NEW ORLEANS, LA (WVUE) - The city of New Orleans has joined the U.S. Justice Department and inmate advocates in calling for a federal judge to appoint someone to take over operations of the city's troubled jail.
Tuesday's federal court filing comes two weeks after Justice officials and inmate lawyers asked U.S. District Judge Lance Africk to appoint a "receiver" to operate the jail, which would effectively strip Sheriff Marlin Gusman of one of his chief duties.
Officials with the city, which funds the jail, have been at odds for years with Gusman, who operates it. Gusman has complained that Mayor Mitch Landrieu's administration and the City Council provide too little money for him to hire and train the personnel needed to comply with court-ordered reforms.
Gusman's office sent the following in response:
"The Mayor of New Orleans and his supporters on the City Council have not spent 5 minutes inside the jail to view what is happening for themselves. How can they make any judgment on the best way for the jail to operate? They refuse to come and personally see the progress we are making.
"The Sheriff's Office has been forced to make some very tough decisions. At each point, the Sheriff's Office faced unrelenting criticism.
"The notion of the city doubling the OPSO's budget is a lie. The budget submitted by the Mayor's Office and approved by the City Council allocates revenue to the OPSO for programs and activities that do not exist. For example, the City tried to allocate more than $3 million in interest payments for the Law Enforcement District funding as operational funds for the OPSO. That cannot be done. The City also projected that the OPSO would receive $400,000 in revenue from the electronic monitoring program in 2016. The OPSO has not operated the electronic monitoring program since 2015.
"It is ironic that the city withholds funding, withholds building permits, withholds cooperation, and then criticizes the OPSO for the pace of our progress. Mayor Landrieu issued a stop work order on construction of the new jail, less than one month before we were scheduled to move in. We had to go to court to fight them. The mayor then refused to issue an occupancy permit once construction was complete. We had to go to court again to fight them. Now we've had to go to court to try and resolve the constant funding shortfalls by the City in their obligation to pay for a constitutional jail.

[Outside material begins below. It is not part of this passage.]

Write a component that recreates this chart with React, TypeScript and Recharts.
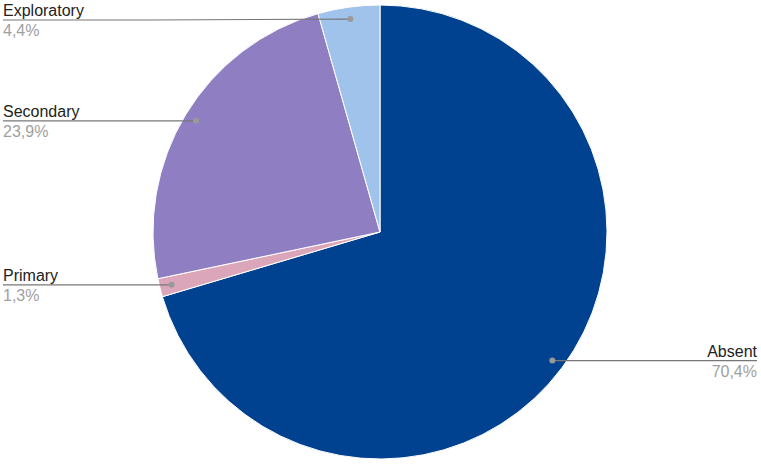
import { PieChart, Pie, Cell } from 'recharts'

const categories = ['Absent', 'Primary', 'Secondary', 'Exploratory']
const shares = [70.4, 1.3, 23.9, 4.4]
const colors = ['#00428f', '#dca6ba', '#8f7fc2', '#9fc3eb']

const data = categories.map((name, i) => ({ name, value: shares[i] }))

const W = 761
const H = 464
const RAD = Math.PI / 180

function renderLabel(props: any) {
  const { cx, cy, midAngle, outerRadius, index } = props
  const r = outerRadius - 12
  const dx = cx + r * Math.cos(-midAngle * RAD)
  const dy = cy + r * Math.sin(-midAngle * RAD)
  const right = dx > cx
  const lineY = Math.max(dy, 20)
  const edge = right ? W - 4 : 3
  let path = `M${dx},${dy} L${edge},${lineY}`
  if (lineY !== dy) path = `M${dx},${dy} L150,${lineY} L${edge},${lineY}`
  const pct = shares[index].toFixed(1).replace('.', ',') + '%'
  return (
    <g>
      <path d={path} stroke="#777" strokeWidth={1.2} fill="none" />
      <circle cx={dx} cy={dy} r={3} fill="#999" />
      <text x={edge} y={lineY - 4} textAnchor={right ? 'end' : 'start'} fill="#222" fontSize={16}>
        {categories[index]}
      </text>
      <text x={edge} y={lineY + 16} textAnchor={right ? 'end' : 'start'} fill="#a0a0a0" fontSize={16}>
        {pct}
      </text>
    </g>
  )
}

export default function App() {
  return (
    <div style={{ position: 'absolute', left: 0, top: 0, width: W, height: H, background: '#fff', fontFamily: '"Liberation Sans", Arial, sans-serif' }}>
      <PieChart width={W} height={H} margin={{ top: 0, right: 0, bottom: 0, left: 0 }}>
        <Pie
          data={data}
          dataKey="value"
          nameKey="name"
          cx={380}
          cy={232}
          outerRadius={227}
          startAngle={90}
          endAngle={-270}
          stroke="#fff"
          strokeWidth={1}
          label={renderLabel}
          labelLine={false}
          isAnimationActive={false}
        >
          {data.map((d, i) => (
            <Cell key={d.name} fill={colors[i]} />
          ))}
        </Pie>
      </PieChart>
    </div>
  )
}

"It is unreasonable for the plaintiffs and U.S. Department of Justice to expect complete perfection in only two years when we are overhauling a system that was broken for 30 years before I became sheriff. These situations do not even account for the state of the City's current consent decrees with the New Orleans Police Department and the Sewerage and Water Board. Both of these consent decrees have gone on longer without any talk of a federal takeover.
"While I believe that we will be able to come into compliance quicker than those other places, we must have the cooperation of the city on funding and salaries to accelerate the pace of reform."